● Source records:
· · ·

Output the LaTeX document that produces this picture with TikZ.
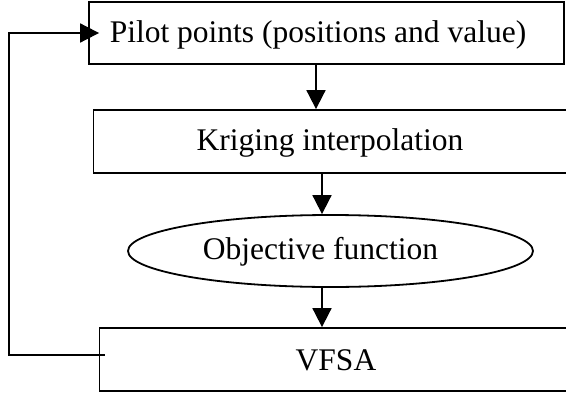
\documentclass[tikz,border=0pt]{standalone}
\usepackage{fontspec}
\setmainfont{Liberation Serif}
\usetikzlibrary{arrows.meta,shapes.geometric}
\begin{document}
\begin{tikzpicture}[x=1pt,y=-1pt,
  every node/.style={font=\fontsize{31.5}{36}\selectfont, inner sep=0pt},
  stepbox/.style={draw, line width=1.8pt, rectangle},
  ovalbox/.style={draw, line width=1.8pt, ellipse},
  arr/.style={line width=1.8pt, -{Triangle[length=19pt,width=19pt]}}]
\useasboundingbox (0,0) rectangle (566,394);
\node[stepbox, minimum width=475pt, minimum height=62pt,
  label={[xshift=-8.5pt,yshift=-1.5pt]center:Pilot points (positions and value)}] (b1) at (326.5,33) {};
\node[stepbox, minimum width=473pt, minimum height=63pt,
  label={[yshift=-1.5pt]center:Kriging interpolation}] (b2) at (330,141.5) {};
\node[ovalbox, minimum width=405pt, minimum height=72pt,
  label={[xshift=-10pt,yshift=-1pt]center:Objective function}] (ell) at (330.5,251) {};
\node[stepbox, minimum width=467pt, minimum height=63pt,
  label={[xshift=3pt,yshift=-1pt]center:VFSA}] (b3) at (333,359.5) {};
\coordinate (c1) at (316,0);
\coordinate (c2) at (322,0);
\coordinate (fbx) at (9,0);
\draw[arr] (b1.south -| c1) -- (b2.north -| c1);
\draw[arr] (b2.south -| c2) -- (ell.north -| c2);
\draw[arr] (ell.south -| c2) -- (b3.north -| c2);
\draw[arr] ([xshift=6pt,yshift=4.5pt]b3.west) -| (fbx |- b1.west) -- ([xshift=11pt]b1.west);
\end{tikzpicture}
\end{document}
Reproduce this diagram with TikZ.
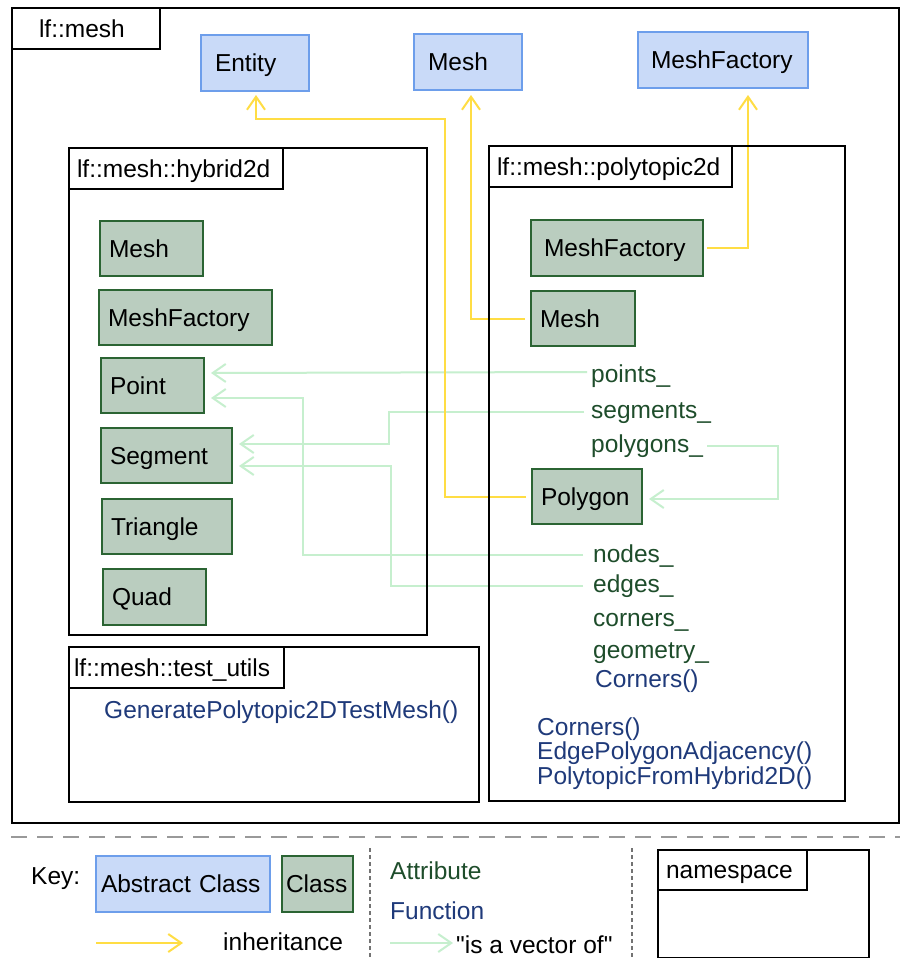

· · ·

● Exercise objective: Make a word-for-word copy of the entries, without any pictures.

● Written solution:
Output the LaTeX document that produces this picture with TikZ.
\documentclass[tikz,border=0pt]{standalone}
\usepackage{fontspec}
\setmainfont{Liberation Serif}
\usetikzlibrary{arrows.meta,shapes.geometric}
\begin{document}
\begin{tikzpicture}[x=1pt,y=-1pt,
  every node/.style={font=\fontsize{31.5}{36}\selectfont, inner sep=0pt},
  stepbox/.style={draw, line width=1.8pt, rectangle},
  ovalbox/.style={draw, line width=1.8pt, ellipse},
  arr/.style={line width=1.8pt, -{Triangle[length=19pt,width=19pt]}}]
\useasboundingbox (0,0) rectangle (566,394);
\node[stepbox, minimum width=475pt, minimum height=62pt,
  label={[xshift=-8.5pt,yshift=-1.5pt]center:Pilot points (positions and value)}] (b1) at (326.5,33) {};
\node[stepbox, minimum width=473pt, minimum height=63pt,
  label={[yshift=-1.5pt]center:Kriging interpolation}] (b2) at (330,141.5) {};
\node[ovalbox, minimum width=405pt, minimum height=72pt,
  label={[xshift=-10pt,yshift=-1pt]center:Objective function}] (ell) at (330.5,251) {};
\node[stepbox, minimum width=467pt, minimum height=63pt,
  label={[xshift=3pt,yshift=-1pt]center:VFSA}] (b3) at (333,359.5) {};
\coordinate (c1) at (316,0);
\coordinate (c2) at (322,0);
\coordinate (fbx) at (9,0);
\draw[arr] (b1.south -| c1) -- (b2.north -| c1);
\draw[arr] (b2.south -| c2) -- (ell.north -| c2);
\draw[arr] (ell.south -| c2) -- (b3.north -| c2);
\draw[arr] ([xshift=6pt,yshift=4.5pt]b3.west) -| (fbx |- b1.west) -- ([xshift=11pt]b1.west);
\end{tikzpicture}
\end{document}
Reproduce this diagram with TikZ.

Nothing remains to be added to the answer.